I first set both equal to $0$ and solved to get $\pi$, $2\pi$, and $0$ for the inside equation and "No Solution" for the second equation. I don't really see how doing any of that is relevant to the rest of the question though.

I then set up a table of values and chose $0$, $\displaystyle \frac{\pi}{2}$, $\pi$, $\displaystyle \frac{3\pi}{2}$, and $2\pi$ as my $θ$ values and solved for my $r_1$ and $r_2$ values respectively. I obtained those numbers.

Now I am stuck. These values tend to form some sort of shape, correct? From what I understand the $θ$ values represent the angle and the $r$ values are the distance from the origin. How do I know if those $r$ values go on the $x$ or $y$ axis? If I have $\displaystyle \frac{3\pi}{2}$ and it gave me an $r_1$ value of "$-5$" how do I know where to plot that on the graph? This is the part I really struggle with for some reason, I'm hoping someone here can help make it "click" for me.

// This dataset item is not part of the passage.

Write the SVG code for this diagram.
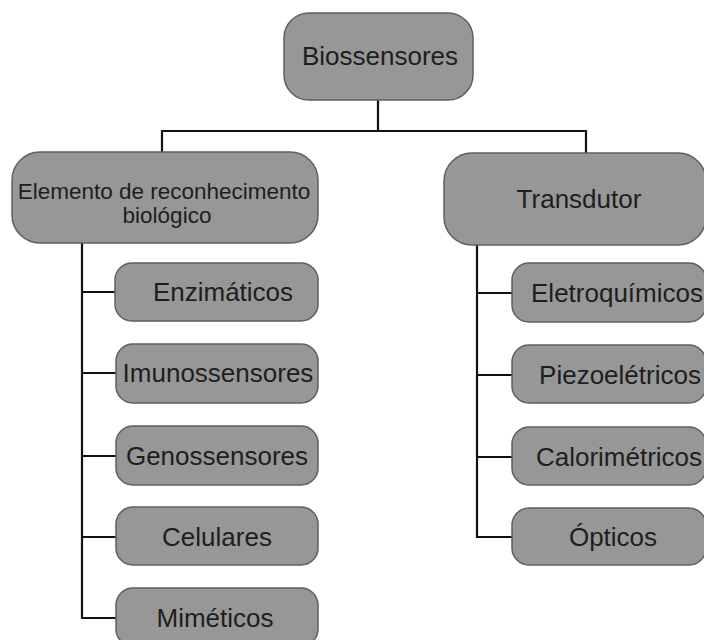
<svg xmlns="http://www.w3.org/2000/svg" width="704" height="640" viewBox="0 0 704 640">
<style>
.box{fill:#979797;stroke:#5f5f5f;stroke-width:1.5}
.t{font-family:"Liberation Sans",Arial,sans-serif;font-size:26px;fill:#1e1e1e;text-anchor:middle}
.s{font-size:22.5px}
.c{fill:none;stroke:#111;stroke-width:2.2}
</style>
<rect width="704" height="640" fill="#fff"/>
<g id="connectors">
<path class="c" d="M378 100V131M162 152V131H586V153"/>
<path class="c" d="M82 243V618H116M82 292H116M82 373H116M82 456H116M82 537H116"/>
<path class="c" d="M477 245V537H512M477 293H512M477 375H512M477 457H512"/>
</g>
<g id="biossensores"><rect class="box" x="284" y="13" width="189" height="87" rx="25"/><text class="t" x="380" y="65">Biossensores</text></g>
<g id="elemento"><rect class="box" x="12" y="152" width="306" height="91" rx="28"/><text class="t s" x="164" y="199">Elemento de reconhecimento</text><text class="t s" x="167" y="223">biológico</text></g>
<g id="transdutor"><rect class="box" x="444" y="153" width="262" height="92" rx="28"/><text class="t" x="579" y="208">Transdutor</text></g>
<g id="enzimaticos"><rect class="box" x="115" y="263" width="203" height="58" rx="17"/><text class="t" x="223" y="301">Enzimáticos</text></g>
<g id="imunossensores"><rect class="box" x="116" y="344" width="202" height="59" rx="17"/><text class="t" x="218" y="382">Imunossensores</text></g>
<g id="genossensores"><rect class="box" x="116" y="426" width="202" height="59" rx="17"/><text class="t" x="217" y="465">Genossensores</text></g>
<g id="celulares"><rect class="box" x="116" y="507" width="202" height="58" rx="17"/><text class="t" x="217" y="546">Celulares</text></g>
<g id="mimeticos"><rect class="box" x="116" y="588" width="202" height="58" rx="17"/><text class="t" x="215" y="627">Miméticos</text></g>
<g id="eletroquimicos"><rect class="box" x="512" y="263" width="194" height="59" rx="17"/><text class="t" x="617" y="302">Eletroquímicos</text></g>
<g id="piezoeletricos"><rect class="box" x="512" y="345" width="194" height="58" rx="17"/><text class="t" x="620" y="384">Piezoelétricos</text></g>
<g id="calorimetricos"><rect class="box" x="512" y="427" width="194" height="58" rx="17"/><text class="t" x="619" y="466">Calorimétricos</text></g>
<g id="opticos"><rect class="box" x="512" y="508" width="194" height="57" rx="17"/><text class="t" x="613" y="546">Ópticos</text></g>
</svg>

Part 2 of this question asks for me to setup an integral to evaluate the area inside those plotted above. I think I know what to do there except for how I know what my limits of integration will be there. How do I know what they will be? Do I just set my two equations equal to each other and solve for $θ$? I actually did that already and I obtained $\displaystyle \frac{\pi}{6}$ and $\displaystyle \frac{5\pi}{6}$, are those my limits of integration?

Thank you (sorry for the lengthy write up!).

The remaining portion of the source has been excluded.